Moving Home During the Pandemic
Rubens grew up in the nation’s capital, but found herself there entirely by accident when the pandemic hit. After finishing her Masters in Womenswear, she flew to Ottawa at the beginning of the pandemic (March 17th to be exact) and planned to stay two weeks — enough time to quarantine and secure her permanent UK visa. But as uncertainty set in and the future of the fashion industry was thrown into question, she realized she was better off staying put.
“I’ve taken the past year to really reflect more on my mental health and I realize that I’ve found more balance here. I was able to find a cheaper studio space. I’ve been spending time outdoors and cycling and hiking and camping, which means I can go back in the studio and be fully present and inspired,” she says.
Using Donated Materials
For most designers, working within the constraints of a global pandemic would be a challenge — but not for Rubens. The “people and planet positive knitwear” designer made it work, creating her signature pastiche designs using old clothing and bed sheets donated to her by friends and family on a sewing machine borrowed from a neighbour.

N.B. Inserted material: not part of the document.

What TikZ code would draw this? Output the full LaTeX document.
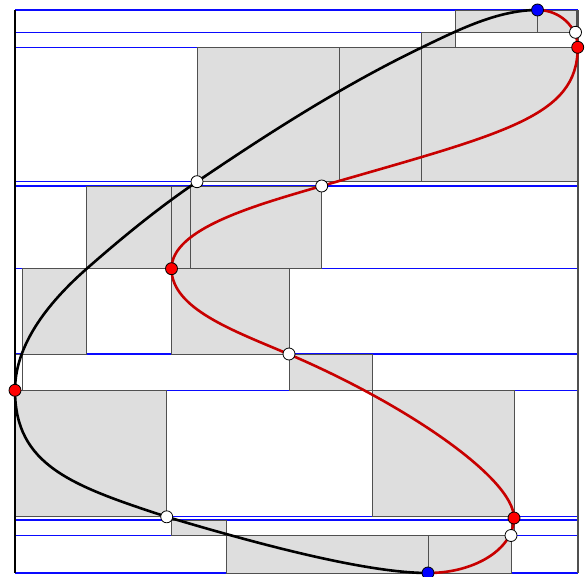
\documentclass[tikz,border=0pt]{standalone}
\definecolor{cellgray}{RGB}{222,222,222}
\definecolor{edgegray}{RGB}{80,80,80}
\definecolor{curvered}{RGB}{200,0,0}
\definecolor{lineblue}{RGB}{10,10,255}
\begin{document}
\begin{tikzpicture}[x=1pt,y=-1pt,
  cell/.style={fill=cellgray,draw=edgegray,line width=0.9pt},
  emptycell/.style={draw=edgegray,line width=0.9pt},
  sep/.style={draw=lineblue,line width=1.3pt},
  blackcurve/.style={draw=black,line width=2.6pt,line cap=round},
  redcurve/.style={draw=curvered,line width=2.6pt,line cap=round},
  dot/.style={circle,draw=black,line width=0.8pt,inner sep=0pt,minimum size=12pt},
  bluedot/.style={dot,fill=blue},
  reddot/.style={dot,fill=red},
  whitedot/.style={dot,fill=white}]
\useasboundingbox[fill=white] (0,0) rectangle (586,577);
% strip separators
\foreach \yy in {10,32.3,47.3,181.7,186,268.7,354,390.3,516.8,520,535.5,573}
  \draw[sep] (15,\yy) -- (578,\yy);
% cells
\draw[cell] (455,10) rectangle (537.5,32.3);
\draw[cell] (537.5,10) rectangle (576,32.3);
\draw[cell] (421.7,32.3) rectangle (455,47.3);
\draw[cell] (576,32.3) rectangle (577.7,47.3);
\draw[cell] (197,47.3) rectangle (339.5,181.7);
\draw[cell] (339.5,47.3) rectangle (421.7,181.7);
\draw[cell] (421.7,47.3) rectangle (577.7,181.7);
\draw[cell] (86.7,186) rectangle (171.5,268.7);
\draw[cell] (171.5,186) rectangle (190.7,268.7);
\draw[cell] (190.7,186) rectangle (321.7,268.7);
\draw[cell] (22.5,268.7) rectangle (86.7,354);
\draw[cell] (171.5,268.7) rectangle (289,354);
\draw[emptycell] (15,354) rectangle (22.5,390.3);
\draw[cell] (289,354) rectangle (372.3,390.3);
\draw[cell] (15,390.3) rectangle (166.7,516.8);
\draw[cell] (372.3,390.3) rectangle (514,516.8);
\draw[cell] (171.7,520) rectangle (226.5,535.5);
\draw[cell] (511,520) rectangle (514,535.5);
\draw[cell] (226.5,535.5) rectangle (428,573);
\draw[cell] (428,535.5) rectangle (511,573);
% frame
\draw[black,line width=1.2pt] (15,10) -- (15,573);
\draw[edgegray,line width=1.8pt] (578,10) -- (578,573);
% key points of the curve
\coordinate (ytopc) at (537.5,10);
\coordinate (ybotc) at (428,573);
% left branch (black)
\draw[blackcurve] (ytopc)
  .. controls (497.5,10) and (457.7,30.2) .. (421.7,47.5)
  .. controls (343.4,85.2) and (269,132.8) .. (197,181.7)
  .. controls (158.1,208.1) and (122,237.7) .. (86.7,268.7)
  .. controls (38.9,310.8) and (15,351.3) .. (15,390.3)
  .. controls (15,465.3) and (71.7,485.8) .. (166.7,516.8)
  .. controls (262.5,545.5) and (368,573) .. (ybotc);
% right branch (red)
\draw[redcurve] (ytopc)
  .. controls (559.7,10) and (577.7,26.7) .. (577.7,47.3)
  .. controls (577.7,117.3) and (504.1,133.2) .. (321.7,186)
  .. controls (254.5,205.5) and (171.5,228.7) .. (171.5,268.7)
  .. controls (171.5,308.7) and (233.8,330.8) .. (289,354.3)
  .. controls (404,403.3) and (514,478) .. (514,518)
  .. controls (514,548.4) and (475.5,573) .. (ybotc);
% points
\node[bluedot] (ytop) at (ytopc) {};
\node[bluedot] (ybot) at (ybotc) {};
\node[reddot] (xmaxa) at (577.7,47.3) {};
\node[reddot] (xmina) at (171.5,268.7) {};
\node[reddot] (xminb) at (15,390.3) {};
\node[reddot] (xmaxb) at (514,518) {};
\node[whitedot] (wa) at (575.5,32.3) {};
\node[whitedot] (wb) at (197,181.7) {};
\node[whitedot] (wc) at (321.7,186) {};
\node[whitedot] (wd) at (289,354) {};
\node[whitedot] (we) at (166.7,516.8) {};
\node[whitedot] (wf) at (511,535.5) {};
\end{tikzpicture}
\end{document}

Sustainability is More Than a Buzzword
All her work is suffused with an ethical spirit of sustainability — and not in the marketing doublespeak way that greenwashes oil-based plastics as a sustainable alternative to leather or deems artificial fibres that leech microplastic into oceans as virtuous thanks to their origin as “recycled plastic bottles.” Rather, her decidedly freaky designs are the result of a process that carefully analyzes each step of the manufacturing process.
At the moment, she’s collaborating with Post Carbon Lab on a collection of photosynthesizing garments. “They’ll be alive and breathing and they turn green and you have to take care of them like plants,” she says.
Becoming a Fashion Designer
Fashion has always been a way out for Rubens. “I was a total weirdo in high school,” she tells me. A self-described outcast skater punk, she found her purpose in life after modeling in her high school’s fashion show in 11th grade. “It was kind of a joke because I’m like 5”3, but after that I realized I wanted to do this my whole life.”
In 2016, she participated in an Aveda competition called ‘In Your Jeans’ where she was tasked with creating a couture look out of upcycled denim. Rubens took apart 15 pairs of jeans and used the fibres to knit a sweater which clinched the winning title. Since then, she’s continued to receive accolades well beyond her years. In 2018 she was awarded the Suzanne Rogers Fellowship, a generous grant that covered tuition for her to study at the London College of Fashion. Last year she clinched the Responsible Fashion Award at the 2020 International Talent Support competition.
The Fashion Industry’s Waste Problem
“Once you know things you can’t unknow them,” she says of the fashion industry’s well-known waste problem. By nature, Rubens’ painstakingly-crafted designs are irreproducible on a large scale. Though many sustainable fashion advocates argue that the most sustainable choice of all is to not produce anything new, Rubens fights against that logic, maintaining that creation can be a form of radical optimism.
“I don’t think it’s responsible to stand by and say don’t buy anything,” she says. “That’s not how the world works. I think we can keep making [clothes] but we need to figure out better ways of it being circular, waste solutions, replacing fast fashion garments that decompose or even garments we grow ourselves.”
Rubens is living proof that big cities don’t have the monopoly on big ideas. With her idealism, innovative spirit, and can-do attitude, there’s no reason why this talented Canadian can’t change the world.
She is a maximalist, and has an extensive collection of both band tees and black ankle boots.